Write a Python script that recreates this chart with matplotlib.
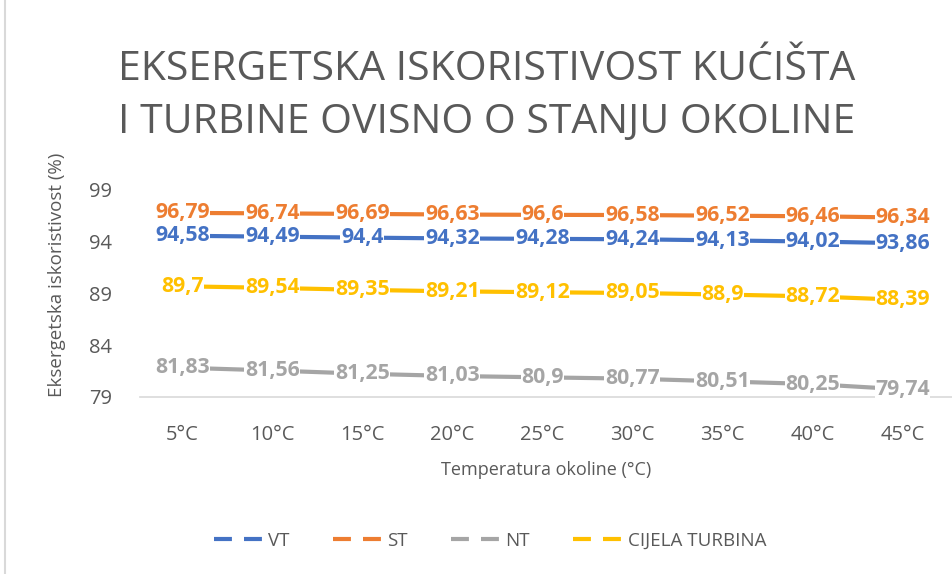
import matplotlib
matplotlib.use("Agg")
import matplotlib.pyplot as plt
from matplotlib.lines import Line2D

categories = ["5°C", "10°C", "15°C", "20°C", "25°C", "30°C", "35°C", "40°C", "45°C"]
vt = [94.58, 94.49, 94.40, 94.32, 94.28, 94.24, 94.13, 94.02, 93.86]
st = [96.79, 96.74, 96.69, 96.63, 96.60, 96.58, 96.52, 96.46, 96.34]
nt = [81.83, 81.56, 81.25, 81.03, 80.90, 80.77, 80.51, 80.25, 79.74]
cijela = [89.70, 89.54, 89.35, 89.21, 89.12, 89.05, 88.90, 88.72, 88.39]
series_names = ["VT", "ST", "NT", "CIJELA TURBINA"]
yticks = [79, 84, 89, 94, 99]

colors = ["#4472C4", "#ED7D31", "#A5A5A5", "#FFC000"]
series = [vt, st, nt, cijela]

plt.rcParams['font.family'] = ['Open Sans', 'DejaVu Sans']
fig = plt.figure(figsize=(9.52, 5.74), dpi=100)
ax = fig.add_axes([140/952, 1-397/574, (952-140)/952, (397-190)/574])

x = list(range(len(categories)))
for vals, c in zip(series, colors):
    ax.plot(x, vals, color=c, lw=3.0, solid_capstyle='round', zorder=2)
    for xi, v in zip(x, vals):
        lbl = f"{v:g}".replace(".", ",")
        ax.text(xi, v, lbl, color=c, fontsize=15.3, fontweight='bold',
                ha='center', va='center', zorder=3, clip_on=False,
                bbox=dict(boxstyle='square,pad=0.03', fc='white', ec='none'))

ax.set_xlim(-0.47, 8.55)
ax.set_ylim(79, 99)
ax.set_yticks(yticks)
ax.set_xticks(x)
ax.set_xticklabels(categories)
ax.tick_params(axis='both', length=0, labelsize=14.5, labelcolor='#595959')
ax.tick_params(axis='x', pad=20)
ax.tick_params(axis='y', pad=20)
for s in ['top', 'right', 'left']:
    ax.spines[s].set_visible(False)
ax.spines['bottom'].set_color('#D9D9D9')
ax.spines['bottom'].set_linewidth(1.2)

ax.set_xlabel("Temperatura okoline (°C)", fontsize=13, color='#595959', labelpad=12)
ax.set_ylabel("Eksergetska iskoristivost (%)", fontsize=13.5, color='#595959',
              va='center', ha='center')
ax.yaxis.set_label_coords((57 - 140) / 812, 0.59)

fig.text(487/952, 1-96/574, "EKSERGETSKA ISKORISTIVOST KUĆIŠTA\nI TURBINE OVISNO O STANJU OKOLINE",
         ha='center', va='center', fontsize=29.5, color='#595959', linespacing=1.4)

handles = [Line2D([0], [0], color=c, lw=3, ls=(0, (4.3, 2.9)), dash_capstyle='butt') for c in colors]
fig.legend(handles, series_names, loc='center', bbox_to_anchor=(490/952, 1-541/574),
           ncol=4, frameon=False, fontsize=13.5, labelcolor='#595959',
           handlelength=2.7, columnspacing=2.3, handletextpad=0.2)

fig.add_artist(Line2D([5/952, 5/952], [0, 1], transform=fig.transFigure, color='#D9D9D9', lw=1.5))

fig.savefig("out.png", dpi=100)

[Prompt]:
Set down the material exactly, every line of it, except for the pictures.

[Answer to the exercise]:
Write a Python script that recreates this chart with matplotlib.
import matplotlib
matplotlib.use("Agg")
import matplotlib.pyplot as plt
from matplotlib.lines import Line2D

categories = ["5°C", "10°C", "15°C", "20°C", "25°C", "30°C", "35°C", "40°C", "45°C"]
vt = [94.58, 94.49, 94.40, 94.32, 94.28, 94.24, 94.13, 94.02, 93.86]
st = [96.79, 96.74, 96.69, 96.63, 96.60, 96.58, 96.52, 96.46, 96.34]
nt = [81.83, 81.56, 81.25, 81.03, 80.90, 80.77, 80.51, 80.25, 79.74]
cijela = [89.70, 89.54, 89.35, 89.21, 89.12, 89.05, 88.90, 88.72, 88.39]
series_names = ["VT", "ST", "NT", "CIJELA TURBINA"]
yticks = [79, 84, 89, 94, 99]

colors = ["#4472C4", "#ED7D31", "#A5A5A5", "#FFC000"]
series = [vt, st, nt, cijela]

plt.rcParams['font.family'] = ['Open Sans', 'DejaVu Sans']
fig = plt.figure(figsize=(9.52, 5.74), dpi=100)
ax = fig.add_axes([140/952, 1-397/574, (952-140)/952, (397-190)/574])

x = list(range(len(categories)))
for vals, c in zip(series, colors):
    ax.plot(x, vals, color=c, lw=3.0, solid_capstyle='round', zorder=2)
    for xi, v in zip(x, vals):
        lbl = f"{v:g}".replace(".", ",")
        ax.text(xi, v, lbl, color=c, fontsize=15.3, fontweight='bold',
                ha='center', va='center', zorder=3, clip_on=False,
                bbox=dict(boxstyle='square,pad=0.03', fc='white', ec='none'))

ax.set_xlim(-0.47, 8.55)
ax.set_ylim(79, 99)
ax.set_yticks(yticks)
ax.set_xticks(x)
ax.set_xticklabels(categories)
ax.tick_params(axis='both', length=0, labelsize=14.5, labelcolor='#595959')
ax.tick_params(axis='x', pad=20)
ax.tick_params(axis='y', pad=20)
for s in ['top', 'right', 'left']:
    ax.spines[s].set_visible(False)
ax.spines['bottom'].set_color('#D9D9D9')
ax.spines['bottom'].set_linewidth(1.2)

ax.set_xlabel("Temperatura okoline (°C)", fontsize=13, color='#595959', labelpad=12)
ax.set_ylabel("Eksergetska iskoristivost (%)", fontsize=13.5, color='#595959',
              va='center', ha='center')
ax.yaxis.set_label_coords((57 - 140) / 812, 0.59)

fig.text(487/952, 1-96/574, "EKSERGETSKA ISKORISTIVOST KUĆIŠTA\nI TURBINE OVISNO O STANJU OKOLINE",
         ha='center', va='center', fontsize=29.5, color='#595959', linespacing=1.4)

handles = [Line2D([0], [0], color=c, lw=3, ls=(0, (4.3, 2.9)), dash_capstyle='butt') for c in colors]
fig.legend(handles, series_names, loc='center', bbox_to_anchor=(490/952, 1-541/574),
           ncol=4, frameon=False, fontsize=13.5, labelcolor='#595959',
           handlelength=2.7, columnspacing=2.3, handletextpad=0.2)

fig.add_artist(Line2D([5/952, 5/952], [0, 1], transform=fig.transFigure, color='#D9D9D9', lw=1.5))

fig.savefig("out.png", dpi=100)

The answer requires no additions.